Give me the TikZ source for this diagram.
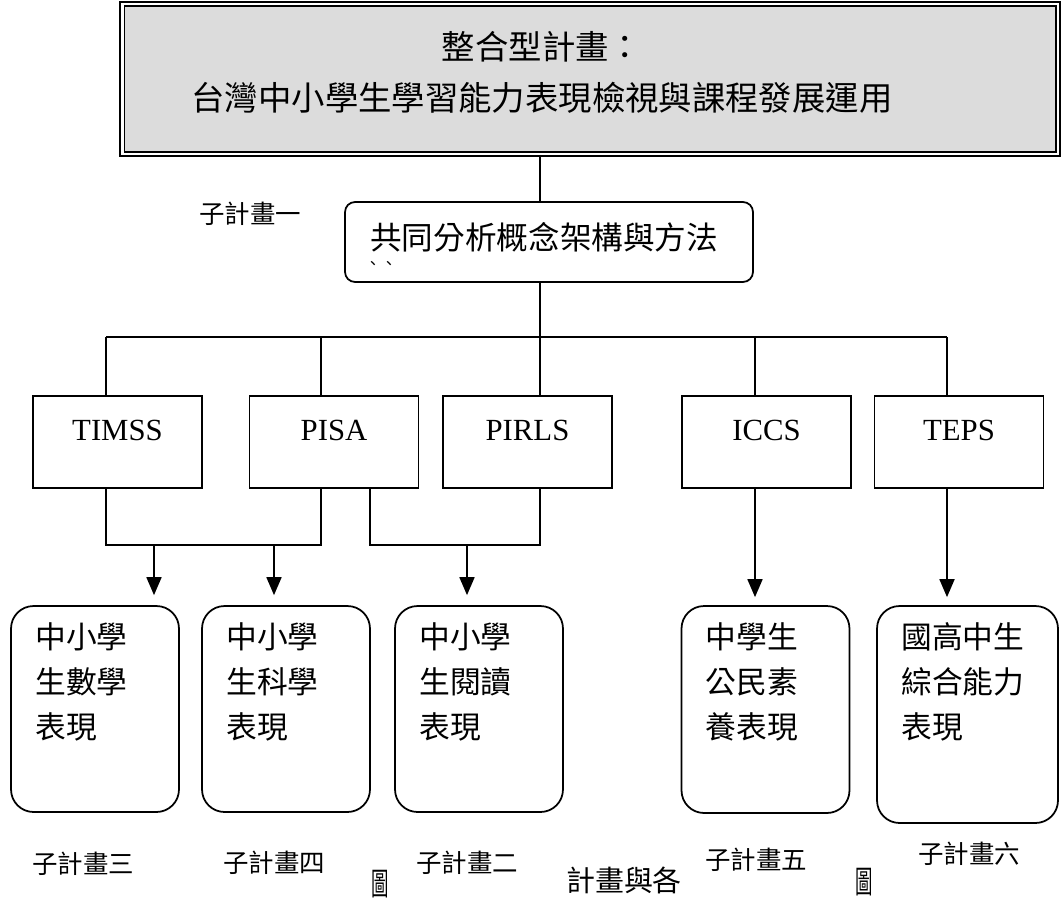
\documentclass[tikz,border=0pt]{standalone}
\usepackage{fontspec}
\setmainfont{Liberation Serif}
\newfontfamily\cjk{Noto Sans CJK TC}
\usetikzlibrary{arrows.meta, positioning}
\definecolor{screengray}{HTML}{DCDCDC}

\begin{document}
\begin{tikzpicture}[x=0.02cm, y=-0.02cm]
\tikzstyle{mainbox} = [rectangle, draw, double, line width=1pt, double distance=1.6pt, fill=screengray, minimum width=18.72cm, minimum height=3cm]
\tikzstyle{framebox} = [rectangle, rounded corners=0.2cm, draw, line width=1pt, minimum width=8.16cm, minimum height=1.6cm]
\tikzstyle{testbox} = [rectangle, draw, line width=1pt, minimum width=3.38cm, minimum height=1.84cm, text depth=0.48cm, font=\fontsize{17.5}{21}\selectfont]
\tikzstyle{resultbox} = [rectangle, rounded corners=0.45cm, draw, line width=1pt, minimum width=3.36cm, minimum height=4.12cm]
\tikzstyle{resulttext} = [anchor=north west, align=left, inner sep=0pt, xshift=0.5cm, yshift=-0.34cm, font=\cjk\fontsize{17.5}{25.6}\selectfont]
\tikzstyle{subplan} = [font=\cjk\fontsize{14.5}{17}\selectfont]
\tikzstyle{figmark} = [font=\cjk\fontsize{18}{20}\selectfont]
\tikzstyle{link} = [line width=1pt]
\tikzstyle{arrowlink} = [line width=1pt, -{Triangle[length=0.36cm, width=0.3cm]}]

\useasboundingbox (0,0) rectangle (1061,907);

% integrated plan
\node[mainbox] (plan) at (590,79) {};
\node[font=\cjk\fontsize{19}{29}\selectfont, align=center] (plantitle) at (542,72) {整合型計畫：\\台灣中小學生學習能力表現檢視與課程發展運用};
\coordinate (trunk) at (540,0);

% sub-plan one
\node[framebox] (frame) at (549,242) {};
\node[anchor=west, inner sep=0pt, font=\cjk\fontsize{18}{22}\selectfont] (frametext) at (370,237) {共同分析概念架構與方法};
\node[font=\cjk\fontsize{9}{10}\selectfont] (framemark) at (381,265) {、、};
\node[subplan] (sub1) at (250,214) {子計畫一};

\draw[link] (plan.south -| trunk) -- (frame.north -| trunk);
\coordinate (split) at (540,337);
\draw[link] (frame.south -| trunk) -- (split);

% tests
\node[testbox] (timss) at (117.5,442) {TIMSS};
\node[testbox] (pisa) at (334,442) {PISA};
\node[testbox] (pirls) at (527.5,442) {PIRLS};
\node[testbox] (iccs) at (766.5,442) {ICCS};
\node[testbox] (teps) at (959,442) {TEPS};

\coordinate (dtimss) at (106,337);
\coordinate (dpisa) at (321,337);
\coordinate (dpirls) at (540,337);
\coordinate (diccs) at (755,337);
\coordinate (dteps) at (947,337);

\draw[link] (dtimss) -- (dteps);
\foreach \d/\t in {dtimss/timss, dpisa/pisa, dpirls/pirls, diccs/iccs, dteps/teps}
  \draw[link] (\d) -- (\d |- \t.north);

% results
\node[resultbox, label={[resulttext]north west:中小學\\生數學\\表現}] (math) at (95,709) {};
\node[resultbox, label={[resulttext]north west:中小學\\生科學\\表現}] (science) at (286,709) {};
\node[resultbox, label={[resulttext]north west:中小學\\生閱讀\\表現}] (reading) at (479,709) {};
\node[resultbox, minimum height=4.14cm, label={[resulttext]north west:中學生\\公民素\\養表現}] (civic) at (765.5,709.5) {};
\node[resultbox, minimum width=3.62cm, minimum height=4.34cm, label={[resulttext]north west:國高中生\\綜合能力\\表現}] (ability) at (967.5,714.5) {};

\coordinate (jleft) at (106,545);
\coordinate (jright) at (370,545);
\coordinate (amath) at (154,545);
\coordinate (asci) at (274,545);
\coordinate (aread) at (467,545);

\draw[link] (timss.south -| jleft) -- (jleft) -- (jleft -| dpisa) -- (pisa.south -| dpisa);
\draw[link] (pisa.south -| jright) -- (jright) -- (jright -| dpirls) -- (pirls.south -| dpirls);
\draw[arrowlink, shorten >=0.2cm] (amath) -- (amath |- math.north);
\draw[arrowlink, shorten >=0.2cm] (asci) -- (asci |- science.north);
\draw[arrowlink, shorten >=0.2cm] (aread) -- (aread |- reading.north);
\draw[arrowlink, shorten >=0.16cm] (iccs.south -| diccs) -- (diccs |- civic.north);
\draw[arrowlink, shorten >=0.16cm] (teps.south -| dteps) -- (dteps |- ability.north);

% sub-plan names
\node[subplan] (sub3) at (83,864) {子計畫三};
\node[subplan] (sub4) at (274,863) {子計畫四};
\node[figmark] (fig1) at (380,884) {\scalebox{0.55}[1]{圖}};
\node[subplan] (sub2) at (467,863) {子計畫二};
\node[font=\cjk\fontsize{16.5}{20}\selectfont] (caption) at (624,880) {計畫與各};
\node[subplan] (sub5) at (756,860) {子計畫五};
\node[figmark] (fig2) at (864,882) {\scalebox{0.55}[1]{圖}};
\node[subplan] (sub6) at (969,854) {子計畫六};

\end{tikzpicture}
\end{document}
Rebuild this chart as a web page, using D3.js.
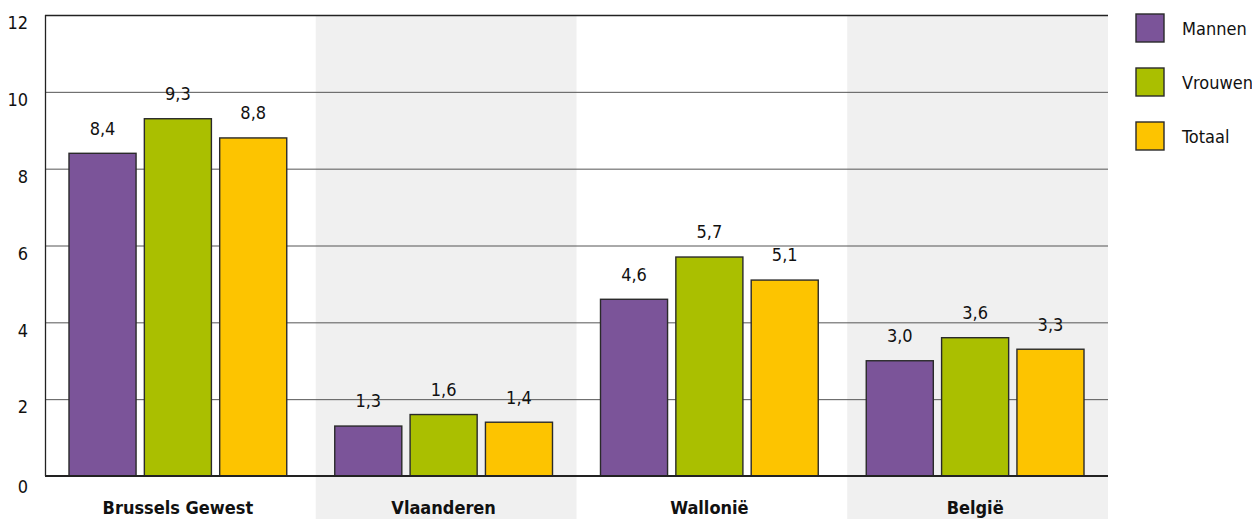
□ □ □
Instruction: Return only the lines running from the top of the data to the line that holds "(teps) at (959,442)". Include both of those lines, but skip the pictures.

The completed task:
Give me the TikZ source for this diagram.
\documentclass[tikz,border=0pt]{standalone}
\usepackage{fontspec}
\setmainfont{Liberation Serif}
\newfontfamily\cjk{Noto Sans CJK TC}
\usetikzlibrary{arrows.meta, positioning}
\definecolor{screengray}{HTML}{DCDCDC}

\begin{document}
\begin{tikzpicture}[x=0.02cm, y=-0.02cm]
\tikzstyle{mainbox} = [rectangle, draw, double, line width=1pt, double distance=1.6pt, fill=screengray, minimum width=18.72cm, minimum height=3cm]
\tikzstyle{framebox} = [rectangle, rounded corners=0.2cm, draw, line width=1pt, minimum width=8.16cm, minimum height=1.6cm]
\tikzstyle{testbox} = [rectangle, draw, line width=1pt, minimum width=3.38cm, minimum height=1.84cm, text depth=0.48cm, font=\fontsize{17.5}{21}\selectfont]
\tikzstyle{resultbox} = [rectangle, rounded corners=0.45cm, draw, line width=1pt, minimum width=3.36cm, minimum height=4.12cm]
\tikzstyle{resulttext} = [anchor=north west, align=left, inner sep=0pt, xshift=0.5cm, yshift=-0.34cm, font=\cjk\fontsize{17.5}{25.6}\selectfont]
\tikzstyle{subplan} = [font=\cjk\fontsize{14.5}{17}\selectfont]
\tikzstyle{figmark} = [font=\cjk\fontsize{18}{20}\selectfont]
\tikzstyle{link} = [line width=1pt]
\tikzstyle{arrowlink} = [line width=1pt, -{Triangle[length=0.36cm, width=0.3cm]}]

\useasboundingbox (0,0) rectangle (1061,907);

% integrated plan
\node[mainbox] (plan) at (590,79) {};
\node[font=\cjk\fontsize{19}{29}\selectfont, align=center] (plantitle) at (542,72) {整合型計畫：\\台灣中小學生學習能力表現檢視與課程發展運用};
\coordinate (trunk) at (540,0);

% sub-plan one
\node[framebox] (frame) at (549,242) {};
\node[anchor=west, inner sep=0pt, font=\cjk\fontsize{18}{22}\selectfont] (frametext) at (370,237) {共同分析概念架構與方法};
\node[font=\cjk\fontsize{9}{10}\selectfont] (framemark) at (381,265) {、、};
\node[subplan] (sub1) at (250,214) {子計畫一};

\draw[link] (plan.south -| trunk) -- (frame.north -| trunk);
\coordinate (split) at (540,337);
\draw[link] (frame.south -| trunk) -- (split);

% tests
\node[testbox] (timss) at (117.5,442) {TIMSS};
\node[testbox] (pisa) at (334,442) {PISA};
\node[testbox] (pirls) at (527.5,442) {PIRLS};
\node[testbox] (iccs) at (766.5,442) {ICCS};
\node[testbox] (teps) at (959,442) {TEPS};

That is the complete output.